Fast track processes are sometimes necessary - there are times when an emergency threatens, and you have to get a standard out as a way for people to agree upon how to accomplish critical tasks to solve that emergency. In some cases, such as that of ODF, fast track can also occur because the principles used in the initial formulation of the standard mirror that of the considering body, and as such it becomes easy to ascertain whether such a standard proposal is both viable and desirable.

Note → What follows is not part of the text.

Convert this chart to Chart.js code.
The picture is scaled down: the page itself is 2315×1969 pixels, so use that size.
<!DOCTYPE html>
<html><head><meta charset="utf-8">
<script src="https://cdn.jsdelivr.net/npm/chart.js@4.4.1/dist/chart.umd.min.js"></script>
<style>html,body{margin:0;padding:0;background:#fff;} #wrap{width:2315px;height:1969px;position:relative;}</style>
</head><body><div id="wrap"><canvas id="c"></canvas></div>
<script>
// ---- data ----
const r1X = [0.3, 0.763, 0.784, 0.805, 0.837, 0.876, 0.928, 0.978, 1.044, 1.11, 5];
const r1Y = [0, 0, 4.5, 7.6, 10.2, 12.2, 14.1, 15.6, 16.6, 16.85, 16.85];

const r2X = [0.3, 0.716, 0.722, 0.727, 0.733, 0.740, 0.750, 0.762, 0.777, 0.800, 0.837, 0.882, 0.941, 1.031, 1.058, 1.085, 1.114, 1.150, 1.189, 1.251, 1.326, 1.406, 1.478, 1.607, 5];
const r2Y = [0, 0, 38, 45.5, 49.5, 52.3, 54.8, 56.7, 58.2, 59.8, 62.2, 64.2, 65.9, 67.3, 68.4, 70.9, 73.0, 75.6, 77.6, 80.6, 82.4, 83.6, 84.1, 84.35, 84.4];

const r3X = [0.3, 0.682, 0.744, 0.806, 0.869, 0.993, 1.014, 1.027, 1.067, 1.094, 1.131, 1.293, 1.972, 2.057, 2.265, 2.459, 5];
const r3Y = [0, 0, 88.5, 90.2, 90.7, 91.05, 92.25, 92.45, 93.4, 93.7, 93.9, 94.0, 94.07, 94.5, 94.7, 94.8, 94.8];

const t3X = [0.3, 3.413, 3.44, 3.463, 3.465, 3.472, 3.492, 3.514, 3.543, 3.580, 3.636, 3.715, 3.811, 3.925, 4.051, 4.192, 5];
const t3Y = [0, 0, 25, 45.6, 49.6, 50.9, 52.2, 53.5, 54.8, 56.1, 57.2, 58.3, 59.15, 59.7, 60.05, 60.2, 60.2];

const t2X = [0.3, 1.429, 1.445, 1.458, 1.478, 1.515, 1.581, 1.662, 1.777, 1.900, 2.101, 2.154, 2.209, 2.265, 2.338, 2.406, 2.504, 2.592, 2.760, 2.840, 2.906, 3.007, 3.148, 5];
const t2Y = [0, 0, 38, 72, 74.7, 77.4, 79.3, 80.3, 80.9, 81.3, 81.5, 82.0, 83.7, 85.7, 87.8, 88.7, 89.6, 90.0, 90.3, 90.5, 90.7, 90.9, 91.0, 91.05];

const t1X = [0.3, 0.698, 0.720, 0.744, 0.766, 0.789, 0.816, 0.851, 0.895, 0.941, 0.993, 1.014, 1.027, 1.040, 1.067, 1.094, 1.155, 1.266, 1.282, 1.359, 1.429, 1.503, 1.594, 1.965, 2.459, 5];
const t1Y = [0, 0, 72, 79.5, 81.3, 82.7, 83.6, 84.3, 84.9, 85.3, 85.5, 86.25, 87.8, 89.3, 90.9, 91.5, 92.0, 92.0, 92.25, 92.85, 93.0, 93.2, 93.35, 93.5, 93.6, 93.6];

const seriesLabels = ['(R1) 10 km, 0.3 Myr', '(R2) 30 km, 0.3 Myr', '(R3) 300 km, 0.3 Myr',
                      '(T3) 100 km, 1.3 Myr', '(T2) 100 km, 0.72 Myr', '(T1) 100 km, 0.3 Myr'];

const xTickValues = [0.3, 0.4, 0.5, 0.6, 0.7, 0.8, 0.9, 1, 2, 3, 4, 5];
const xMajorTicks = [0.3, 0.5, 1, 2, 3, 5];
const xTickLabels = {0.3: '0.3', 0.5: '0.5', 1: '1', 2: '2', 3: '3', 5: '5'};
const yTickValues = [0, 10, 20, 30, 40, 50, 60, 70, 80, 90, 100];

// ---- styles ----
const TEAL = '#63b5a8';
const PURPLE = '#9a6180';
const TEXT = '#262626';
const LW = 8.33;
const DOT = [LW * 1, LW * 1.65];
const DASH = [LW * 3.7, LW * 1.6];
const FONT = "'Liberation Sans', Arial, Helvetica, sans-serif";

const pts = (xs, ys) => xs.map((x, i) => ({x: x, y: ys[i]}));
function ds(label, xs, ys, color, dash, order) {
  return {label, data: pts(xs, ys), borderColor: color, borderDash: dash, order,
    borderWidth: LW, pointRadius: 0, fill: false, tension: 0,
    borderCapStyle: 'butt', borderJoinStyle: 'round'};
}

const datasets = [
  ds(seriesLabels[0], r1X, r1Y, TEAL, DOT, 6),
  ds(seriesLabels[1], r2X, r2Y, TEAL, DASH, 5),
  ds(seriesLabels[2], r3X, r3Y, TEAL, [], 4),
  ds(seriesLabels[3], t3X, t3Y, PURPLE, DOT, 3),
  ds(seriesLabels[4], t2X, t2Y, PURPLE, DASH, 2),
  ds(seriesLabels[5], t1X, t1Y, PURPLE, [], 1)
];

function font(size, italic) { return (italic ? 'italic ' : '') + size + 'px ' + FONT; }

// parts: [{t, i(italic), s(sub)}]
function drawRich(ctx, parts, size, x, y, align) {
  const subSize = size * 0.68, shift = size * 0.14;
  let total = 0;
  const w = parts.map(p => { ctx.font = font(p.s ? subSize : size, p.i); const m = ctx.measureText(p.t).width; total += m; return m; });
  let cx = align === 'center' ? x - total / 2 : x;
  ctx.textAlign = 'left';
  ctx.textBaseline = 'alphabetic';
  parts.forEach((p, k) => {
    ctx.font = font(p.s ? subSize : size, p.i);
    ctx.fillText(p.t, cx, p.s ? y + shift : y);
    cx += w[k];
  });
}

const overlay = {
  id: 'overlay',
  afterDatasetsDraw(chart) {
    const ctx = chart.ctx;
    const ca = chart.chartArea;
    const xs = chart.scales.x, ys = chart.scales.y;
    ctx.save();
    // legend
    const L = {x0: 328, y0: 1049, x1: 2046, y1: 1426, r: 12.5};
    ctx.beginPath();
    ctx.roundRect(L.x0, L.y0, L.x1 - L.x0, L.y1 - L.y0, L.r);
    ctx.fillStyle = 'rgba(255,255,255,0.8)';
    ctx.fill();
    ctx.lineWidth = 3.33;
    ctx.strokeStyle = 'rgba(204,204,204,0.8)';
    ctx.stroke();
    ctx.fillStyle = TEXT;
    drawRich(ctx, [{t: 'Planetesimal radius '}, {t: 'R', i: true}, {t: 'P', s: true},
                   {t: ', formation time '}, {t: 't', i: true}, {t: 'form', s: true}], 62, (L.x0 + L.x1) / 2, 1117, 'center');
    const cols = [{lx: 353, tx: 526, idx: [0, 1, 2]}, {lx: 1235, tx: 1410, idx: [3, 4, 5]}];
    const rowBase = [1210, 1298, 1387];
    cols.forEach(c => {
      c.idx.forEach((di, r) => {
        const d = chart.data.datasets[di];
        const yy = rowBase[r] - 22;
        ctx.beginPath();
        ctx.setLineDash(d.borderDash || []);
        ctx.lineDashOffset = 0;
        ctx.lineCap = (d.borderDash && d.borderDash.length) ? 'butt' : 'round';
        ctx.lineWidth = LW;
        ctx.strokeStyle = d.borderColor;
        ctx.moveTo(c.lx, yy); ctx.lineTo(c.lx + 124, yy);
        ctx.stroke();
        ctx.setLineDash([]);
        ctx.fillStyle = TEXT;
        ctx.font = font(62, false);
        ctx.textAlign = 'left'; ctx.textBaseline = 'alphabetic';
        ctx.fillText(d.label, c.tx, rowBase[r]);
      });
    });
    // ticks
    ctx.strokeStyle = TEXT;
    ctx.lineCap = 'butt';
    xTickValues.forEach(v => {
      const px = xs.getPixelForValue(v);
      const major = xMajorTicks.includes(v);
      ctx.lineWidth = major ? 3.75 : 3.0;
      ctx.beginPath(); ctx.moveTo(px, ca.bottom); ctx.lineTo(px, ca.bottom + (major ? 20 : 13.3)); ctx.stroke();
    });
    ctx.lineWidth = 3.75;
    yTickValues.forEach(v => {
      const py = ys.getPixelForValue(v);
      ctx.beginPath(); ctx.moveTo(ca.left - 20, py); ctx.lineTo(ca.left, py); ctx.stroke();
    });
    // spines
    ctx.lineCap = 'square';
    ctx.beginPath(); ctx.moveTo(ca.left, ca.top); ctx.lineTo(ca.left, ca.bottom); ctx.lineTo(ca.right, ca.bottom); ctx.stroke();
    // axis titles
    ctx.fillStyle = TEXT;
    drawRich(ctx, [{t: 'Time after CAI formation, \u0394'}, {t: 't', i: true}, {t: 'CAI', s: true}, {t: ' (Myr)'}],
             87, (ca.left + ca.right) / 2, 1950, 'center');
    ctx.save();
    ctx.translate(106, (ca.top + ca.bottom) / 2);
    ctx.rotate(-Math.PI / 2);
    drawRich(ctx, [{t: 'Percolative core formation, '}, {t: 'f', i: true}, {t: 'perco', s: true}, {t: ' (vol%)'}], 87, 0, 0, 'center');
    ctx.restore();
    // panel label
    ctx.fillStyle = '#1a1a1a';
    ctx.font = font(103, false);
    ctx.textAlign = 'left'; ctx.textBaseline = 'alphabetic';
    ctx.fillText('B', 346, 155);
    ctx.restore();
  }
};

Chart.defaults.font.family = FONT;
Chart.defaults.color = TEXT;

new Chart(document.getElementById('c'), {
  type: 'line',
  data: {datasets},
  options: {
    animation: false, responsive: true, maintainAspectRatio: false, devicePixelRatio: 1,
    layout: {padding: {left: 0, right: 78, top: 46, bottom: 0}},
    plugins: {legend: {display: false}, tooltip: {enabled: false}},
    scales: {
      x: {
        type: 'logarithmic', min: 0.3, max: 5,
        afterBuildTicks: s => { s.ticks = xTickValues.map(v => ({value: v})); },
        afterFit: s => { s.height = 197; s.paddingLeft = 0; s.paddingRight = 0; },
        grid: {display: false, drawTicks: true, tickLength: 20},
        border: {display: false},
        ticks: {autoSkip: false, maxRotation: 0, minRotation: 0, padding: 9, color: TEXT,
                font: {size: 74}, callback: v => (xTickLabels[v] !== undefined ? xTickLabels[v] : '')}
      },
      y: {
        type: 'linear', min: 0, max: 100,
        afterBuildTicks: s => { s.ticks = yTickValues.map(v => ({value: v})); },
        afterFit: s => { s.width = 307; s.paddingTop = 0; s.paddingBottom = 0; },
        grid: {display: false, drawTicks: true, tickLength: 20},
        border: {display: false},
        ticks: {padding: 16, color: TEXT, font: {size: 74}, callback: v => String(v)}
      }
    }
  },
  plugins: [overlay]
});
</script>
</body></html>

However, fast track processes can also bypass scrutiny that may prove when such standards (or legislation in a legal body) are not in fact up to a sufficient and necessary level for the public good (defined by the best interest of the standards body delegates). That’s why any attempt to fast track should be looked upon with a heightened degree of skepticism as well. The only emergency here is that Microsoft is losing its dominance upon a market that long ago would have succumbed to commoditization without its presence. This raises the question about whether in fact the OOXML standard was in fact both solid enough to withstand close scrutiny and fair enough that others could implement it without fear of legal recrimination.
At the end of the day, Microsoft was unable to meet these twin burdens of proof. What this means in the short term is that while it may in fact be thrown back into a longer (and more protracted) review process, in the longer term, the distrust that Microsoft has engendered worldwide by its practices is now coming back to haunt it. From both reviewing the spec and watching the commentary, while they may be able to salvage pieces, the OOXML specification, and Microsoft’s ability to push its product vision into the world’s standards organization, is badly wounded if not dead.
It is very likely that at this stage there will be a solid push on the part of ISO to get Microsoft to play ball, perhaps by agreeing to work to merge OOXML with a future version of ODF (this proposal was in fact made by the Irish delegation recently). I’d be delighted to see that, myself, as I think that there are areas where ODF is deficient, and when they are not trying to push bad standards Microsoft is actually a good partner to work with in the establishment of good standards, if only because they can play the role of the devil’s advocate remarkably well.
This is a crossroads moment for Microsoft, and the direction that they choose at this point will likely be an indication upon the management by people such as Ray Ozzie, Bill Gates heir apparent, on the direction of Microsoft in the future. At one time Microsoft may have had the clout to push this through, but the market has changed, the technology has changed, and while they will continue to be influential, Microsoft can no longer expect to create “standards” simply because it is Microsoft.
It’s an interesting lesson to take to school.